What you will do —
Please reproduce the lines of the records below from the one holding "Give me the Plotly source for this chart." through the one holding "line=dict(color=GREEN, width=3)))", inclusive, skipping all pictures.

Input for this task —
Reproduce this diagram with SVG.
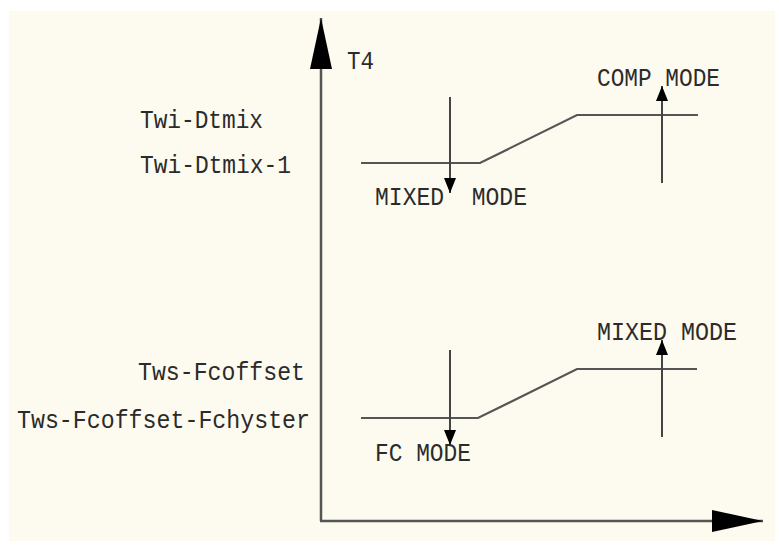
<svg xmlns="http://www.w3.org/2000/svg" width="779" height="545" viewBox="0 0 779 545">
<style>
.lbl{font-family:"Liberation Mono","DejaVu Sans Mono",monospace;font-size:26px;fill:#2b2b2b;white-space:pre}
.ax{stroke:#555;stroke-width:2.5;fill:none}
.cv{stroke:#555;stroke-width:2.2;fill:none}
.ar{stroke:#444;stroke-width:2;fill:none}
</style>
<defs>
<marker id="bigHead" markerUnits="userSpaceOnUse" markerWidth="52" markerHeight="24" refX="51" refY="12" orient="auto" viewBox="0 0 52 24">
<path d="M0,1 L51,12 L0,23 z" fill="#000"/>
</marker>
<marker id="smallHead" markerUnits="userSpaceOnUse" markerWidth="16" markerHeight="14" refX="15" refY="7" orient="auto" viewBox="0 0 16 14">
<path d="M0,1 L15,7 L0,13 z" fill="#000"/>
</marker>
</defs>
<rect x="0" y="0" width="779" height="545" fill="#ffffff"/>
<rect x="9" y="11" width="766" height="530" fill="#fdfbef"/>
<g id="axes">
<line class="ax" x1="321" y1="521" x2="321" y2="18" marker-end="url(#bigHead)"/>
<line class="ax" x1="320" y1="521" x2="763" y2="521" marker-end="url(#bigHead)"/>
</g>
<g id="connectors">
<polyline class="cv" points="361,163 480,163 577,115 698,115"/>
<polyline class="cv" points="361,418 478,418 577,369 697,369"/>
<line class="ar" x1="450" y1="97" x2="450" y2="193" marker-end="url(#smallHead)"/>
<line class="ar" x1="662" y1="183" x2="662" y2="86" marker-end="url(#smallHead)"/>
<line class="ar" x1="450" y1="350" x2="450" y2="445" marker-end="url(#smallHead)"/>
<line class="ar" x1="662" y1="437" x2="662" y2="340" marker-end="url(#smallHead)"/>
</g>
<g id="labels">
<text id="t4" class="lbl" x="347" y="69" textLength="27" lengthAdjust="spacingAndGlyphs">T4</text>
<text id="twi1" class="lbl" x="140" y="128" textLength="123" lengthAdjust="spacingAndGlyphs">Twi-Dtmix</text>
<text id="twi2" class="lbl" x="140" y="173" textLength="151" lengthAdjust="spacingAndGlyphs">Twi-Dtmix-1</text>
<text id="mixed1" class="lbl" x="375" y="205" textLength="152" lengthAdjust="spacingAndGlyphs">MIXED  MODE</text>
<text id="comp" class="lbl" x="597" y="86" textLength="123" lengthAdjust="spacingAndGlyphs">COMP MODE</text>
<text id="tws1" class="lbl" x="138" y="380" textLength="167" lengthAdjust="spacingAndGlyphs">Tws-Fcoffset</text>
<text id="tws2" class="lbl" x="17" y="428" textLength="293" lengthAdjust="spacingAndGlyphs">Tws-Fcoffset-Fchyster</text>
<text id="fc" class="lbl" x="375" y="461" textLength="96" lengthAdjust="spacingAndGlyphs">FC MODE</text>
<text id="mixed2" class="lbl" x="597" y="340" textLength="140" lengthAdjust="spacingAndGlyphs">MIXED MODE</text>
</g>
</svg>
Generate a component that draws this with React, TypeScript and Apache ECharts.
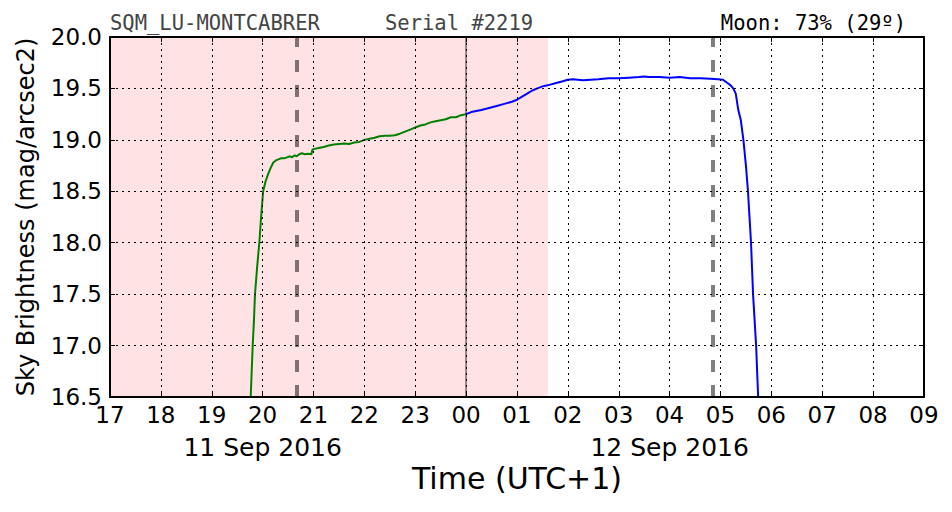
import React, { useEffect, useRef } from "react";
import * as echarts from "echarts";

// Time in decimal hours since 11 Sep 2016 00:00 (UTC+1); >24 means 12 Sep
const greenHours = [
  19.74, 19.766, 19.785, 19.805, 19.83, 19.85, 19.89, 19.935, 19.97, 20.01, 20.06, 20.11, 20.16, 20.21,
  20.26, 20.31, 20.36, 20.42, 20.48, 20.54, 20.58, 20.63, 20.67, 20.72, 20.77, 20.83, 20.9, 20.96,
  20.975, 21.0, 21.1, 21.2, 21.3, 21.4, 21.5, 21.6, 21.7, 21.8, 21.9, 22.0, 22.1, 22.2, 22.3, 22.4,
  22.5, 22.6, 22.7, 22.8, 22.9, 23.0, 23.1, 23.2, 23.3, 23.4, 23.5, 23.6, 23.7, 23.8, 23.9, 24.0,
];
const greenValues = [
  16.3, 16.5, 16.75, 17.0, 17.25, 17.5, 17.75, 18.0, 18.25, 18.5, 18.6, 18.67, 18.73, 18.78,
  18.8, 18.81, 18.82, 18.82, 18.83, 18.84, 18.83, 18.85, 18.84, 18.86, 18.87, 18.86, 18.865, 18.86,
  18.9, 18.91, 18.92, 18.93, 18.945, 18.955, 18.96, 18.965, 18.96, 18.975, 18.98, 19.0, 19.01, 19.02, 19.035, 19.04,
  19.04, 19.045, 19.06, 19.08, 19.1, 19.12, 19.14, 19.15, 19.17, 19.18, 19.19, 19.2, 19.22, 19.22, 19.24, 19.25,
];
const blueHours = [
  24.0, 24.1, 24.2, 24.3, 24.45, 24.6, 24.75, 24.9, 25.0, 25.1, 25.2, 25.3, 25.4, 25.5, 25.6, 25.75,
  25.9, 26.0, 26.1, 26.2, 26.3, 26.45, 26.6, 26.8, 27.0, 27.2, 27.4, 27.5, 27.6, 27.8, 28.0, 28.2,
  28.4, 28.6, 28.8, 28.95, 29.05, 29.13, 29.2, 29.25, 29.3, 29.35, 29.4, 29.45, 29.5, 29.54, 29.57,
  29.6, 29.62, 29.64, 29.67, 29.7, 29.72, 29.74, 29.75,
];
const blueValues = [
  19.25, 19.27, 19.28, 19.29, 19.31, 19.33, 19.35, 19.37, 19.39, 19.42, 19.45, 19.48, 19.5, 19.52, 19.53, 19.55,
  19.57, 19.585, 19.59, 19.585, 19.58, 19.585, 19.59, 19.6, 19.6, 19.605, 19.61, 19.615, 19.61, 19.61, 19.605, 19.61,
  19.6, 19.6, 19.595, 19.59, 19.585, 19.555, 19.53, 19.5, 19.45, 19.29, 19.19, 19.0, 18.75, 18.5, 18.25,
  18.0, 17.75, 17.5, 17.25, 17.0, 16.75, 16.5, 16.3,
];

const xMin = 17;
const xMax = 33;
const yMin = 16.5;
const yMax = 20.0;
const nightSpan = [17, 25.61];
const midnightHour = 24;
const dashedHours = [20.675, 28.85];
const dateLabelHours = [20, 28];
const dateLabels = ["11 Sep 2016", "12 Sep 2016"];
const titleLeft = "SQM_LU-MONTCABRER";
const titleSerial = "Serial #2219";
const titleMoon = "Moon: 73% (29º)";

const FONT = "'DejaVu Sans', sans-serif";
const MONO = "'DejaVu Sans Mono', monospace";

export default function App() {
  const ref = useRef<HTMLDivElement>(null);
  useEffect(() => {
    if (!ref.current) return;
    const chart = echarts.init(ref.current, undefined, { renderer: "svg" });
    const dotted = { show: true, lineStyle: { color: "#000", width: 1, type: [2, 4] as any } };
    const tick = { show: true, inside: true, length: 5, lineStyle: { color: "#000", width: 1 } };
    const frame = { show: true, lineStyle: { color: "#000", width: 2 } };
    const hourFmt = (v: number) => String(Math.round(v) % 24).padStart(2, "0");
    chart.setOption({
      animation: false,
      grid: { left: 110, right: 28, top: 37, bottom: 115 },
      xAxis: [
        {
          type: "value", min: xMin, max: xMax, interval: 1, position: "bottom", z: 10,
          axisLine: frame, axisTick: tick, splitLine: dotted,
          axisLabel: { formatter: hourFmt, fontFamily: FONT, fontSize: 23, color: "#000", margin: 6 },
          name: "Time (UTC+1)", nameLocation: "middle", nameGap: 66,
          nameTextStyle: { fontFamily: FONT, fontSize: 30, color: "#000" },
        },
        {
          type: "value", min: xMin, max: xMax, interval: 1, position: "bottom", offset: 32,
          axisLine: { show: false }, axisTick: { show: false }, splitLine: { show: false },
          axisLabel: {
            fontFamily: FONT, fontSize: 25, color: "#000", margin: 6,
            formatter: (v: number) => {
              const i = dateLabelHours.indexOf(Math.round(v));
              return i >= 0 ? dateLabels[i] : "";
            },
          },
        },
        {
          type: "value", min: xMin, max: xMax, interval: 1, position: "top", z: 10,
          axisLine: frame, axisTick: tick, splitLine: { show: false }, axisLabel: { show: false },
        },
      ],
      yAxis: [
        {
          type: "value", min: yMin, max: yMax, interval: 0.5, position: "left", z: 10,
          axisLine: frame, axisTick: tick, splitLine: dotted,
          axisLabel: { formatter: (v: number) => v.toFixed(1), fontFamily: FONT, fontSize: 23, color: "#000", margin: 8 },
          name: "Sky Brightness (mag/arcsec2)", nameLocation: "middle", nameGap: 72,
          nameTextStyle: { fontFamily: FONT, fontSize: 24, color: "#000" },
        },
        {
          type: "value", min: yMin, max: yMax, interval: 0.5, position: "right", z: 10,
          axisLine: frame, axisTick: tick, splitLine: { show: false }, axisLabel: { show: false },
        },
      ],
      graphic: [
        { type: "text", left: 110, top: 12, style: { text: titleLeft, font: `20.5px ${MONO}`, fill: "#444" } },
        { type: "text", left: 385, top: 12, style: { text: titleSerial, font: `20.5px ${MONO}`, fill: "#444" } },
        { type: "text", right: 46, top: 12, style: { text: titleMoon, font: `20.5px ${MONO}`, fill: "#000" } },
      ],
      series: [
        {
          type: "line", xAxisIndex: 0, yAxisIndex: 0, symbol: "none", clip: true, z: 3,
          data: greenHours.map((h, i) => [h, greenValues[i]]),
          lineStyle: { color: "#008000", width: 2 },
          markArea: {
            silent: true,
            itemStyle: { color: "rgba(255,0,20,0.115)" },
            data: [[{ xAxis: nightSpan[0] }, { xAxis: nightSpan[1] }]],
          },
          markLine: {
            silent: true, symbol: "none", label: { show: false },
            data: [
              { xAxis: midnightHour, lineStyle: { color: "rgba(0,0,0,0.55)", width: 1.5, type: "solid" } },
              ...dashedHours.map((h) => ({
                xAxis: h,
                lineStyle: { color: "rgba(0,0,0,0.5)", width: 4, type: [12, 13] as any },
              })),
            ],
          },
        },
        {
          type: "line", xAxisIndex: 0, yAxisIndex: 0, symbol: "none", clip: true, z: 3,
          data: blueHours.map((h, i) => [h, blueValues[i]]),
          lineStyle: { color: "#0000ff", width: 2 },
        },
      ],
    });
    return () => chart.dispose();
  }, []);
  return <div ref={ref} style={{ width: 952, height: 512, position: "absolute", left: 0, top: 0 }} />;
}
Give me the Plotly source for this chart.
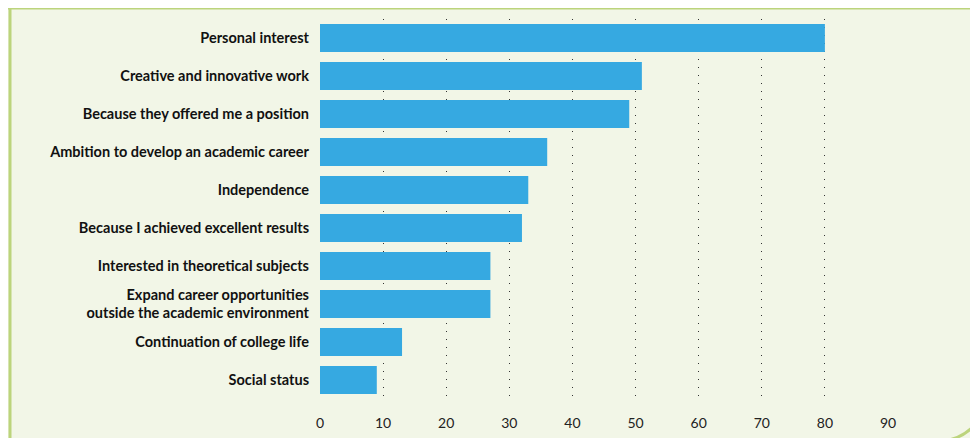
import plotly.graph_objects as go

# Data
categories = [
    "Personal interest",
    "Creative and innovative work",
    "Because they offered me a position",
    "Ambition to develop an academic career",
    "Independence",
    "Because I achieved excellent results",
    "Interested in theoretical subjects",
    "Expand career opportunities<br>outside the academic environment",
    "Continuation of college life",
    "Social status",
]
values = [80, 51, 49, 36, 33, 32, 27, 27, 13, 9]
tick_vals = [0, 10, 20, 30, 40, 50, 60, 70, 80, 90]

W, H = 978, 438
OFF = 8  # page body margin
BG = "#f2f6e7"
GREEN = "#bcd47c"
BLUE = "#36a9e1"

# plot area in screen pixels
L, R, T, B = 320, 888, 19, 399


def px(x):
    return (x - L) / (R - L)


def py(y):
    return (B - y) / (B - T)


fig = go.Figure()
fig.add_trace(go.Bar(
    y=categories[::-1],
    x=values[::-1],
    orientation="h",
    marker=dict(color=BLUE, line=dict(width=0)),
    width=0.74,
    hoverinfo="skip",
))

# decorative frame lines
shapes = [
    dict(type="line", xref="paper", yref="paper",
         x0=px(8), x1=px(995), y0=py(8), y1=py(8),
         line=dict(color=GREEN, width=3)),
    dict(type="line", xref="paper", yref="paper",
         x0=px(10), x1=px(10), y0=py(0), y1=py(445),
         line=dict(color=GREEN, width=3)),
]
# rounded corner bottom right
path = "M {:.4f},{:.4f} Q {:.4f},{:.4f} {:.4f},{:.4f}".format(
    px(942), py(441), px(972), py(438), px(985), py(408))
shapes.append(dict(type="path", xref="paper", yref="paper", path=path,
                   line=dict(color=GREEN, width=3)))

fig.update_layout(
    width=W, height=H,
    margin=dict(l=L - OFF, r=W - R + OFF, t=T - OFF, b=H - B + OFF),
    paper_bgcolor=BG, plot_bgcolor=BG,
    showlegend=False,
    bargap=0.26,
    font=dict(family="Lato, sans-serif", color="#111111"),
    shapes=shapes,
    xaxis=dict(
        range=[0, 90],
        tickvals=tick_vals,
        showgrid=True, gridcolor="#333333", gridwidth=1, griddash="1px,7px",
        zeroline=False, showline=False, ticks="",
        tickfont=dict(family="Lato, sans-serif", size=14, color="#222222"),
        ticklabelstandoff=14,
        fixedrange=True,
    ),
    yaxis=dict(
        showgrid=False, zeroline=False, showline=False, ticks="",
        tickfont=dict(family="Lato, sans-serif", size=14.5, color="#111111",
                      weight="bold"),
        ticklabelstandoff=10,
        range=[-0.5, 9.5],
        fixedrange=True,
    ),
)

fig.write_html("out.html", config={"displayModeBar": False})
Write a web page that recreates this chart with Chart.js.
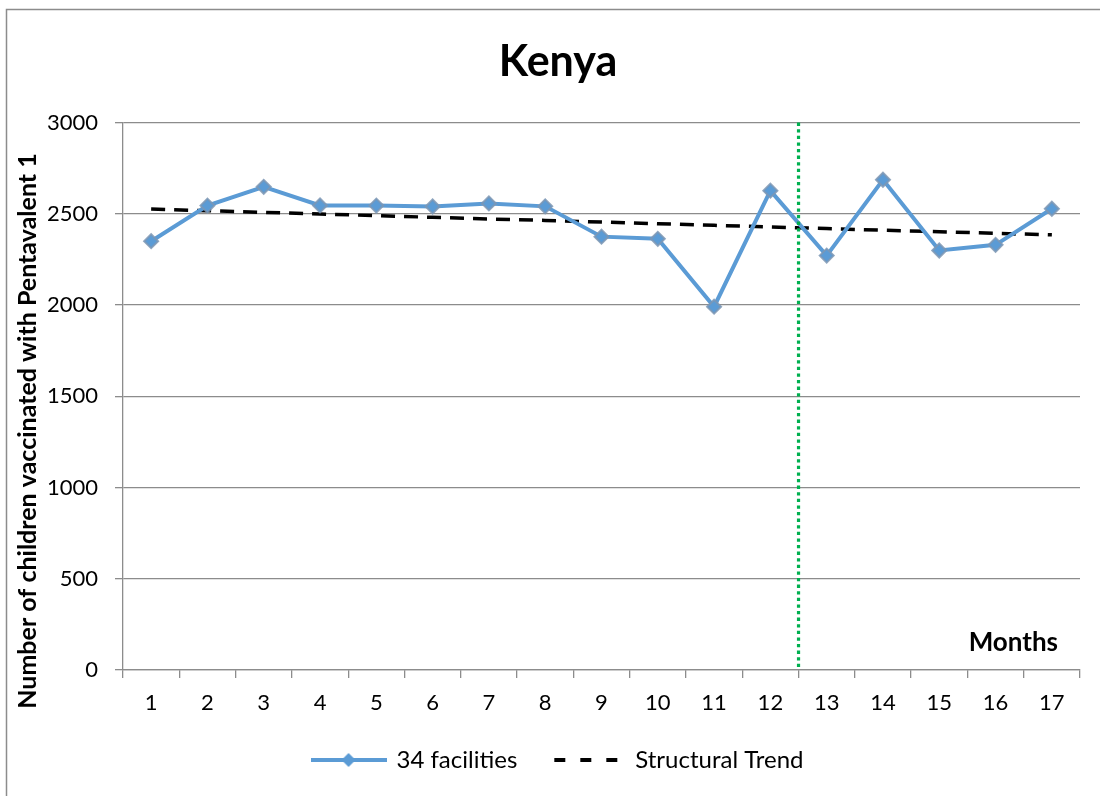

Complete answer —
Give me the Plotly source for this chart.
import plotly.graph_objects as go

# Data
categories = [
    "Personal interest",
    "Creative and innovative work",
    "Because they offered me a position",
    "Ambition to develop an academic career",
    "Independence",
    "Because I achieved excellent results",
    "Interested in theoretical subjects",
    "Expand career opportunities<br>outside the academic environment",
    "Continuation of college life",
    "Social status",
]
values = [80, 51, 49, 36, 33, 32, 27, 27, 13, 9]
tick_vals = [0, 10, 20, 30, 40, 50, 60, 70, 80, 90]

W, H = 978, 438
OFF = 8  # page body margin
BG = "#f2f6e7"
GREEN = "#bcd47c"
BLUE = "#36a9e1"

# plot area in screen pixels
L, R, T, B = 320, 888, 19, 399


def px(x):
    return (x - L) / (R - L)


def py(y):
    return (B - y) / (B - T)


fig = go.Figure()
fig.add_trace(go.Bar(
    y=categories[::-1],
    x=values[::-1],
    orientation="h",
    marker=dict(color=BLUE, line=dict(width=0)),
    width=0.74,
    hoverinfo="skip",
))

# decorative frame lines
shapes = [
    dict(type="line", xref="paper", yref="paper",
         x0=px(8), x1=px(995), y0=py(8), y1=py(8),
         line=dict(color=GREEN, width=3)),
    dict(type="line", xref="paper", yref="paper",
         x0=px(10), x1=px(10), y0=py(0), y1=py(445),
         line=dict(color=GREEN, width=3)),
]
# rounded corner bottom right
path = "M {:.4f},{:.4f} Q {:.4f},{:.4f} {:.4f},{:.4f}".format(
    px(942), py(441), px(972), py(438), px(985), py(408))
shapes.append(dict(type="path", xref="paper", yref="paper", path=path,
                   line=dict(color=GREEN, width=3)))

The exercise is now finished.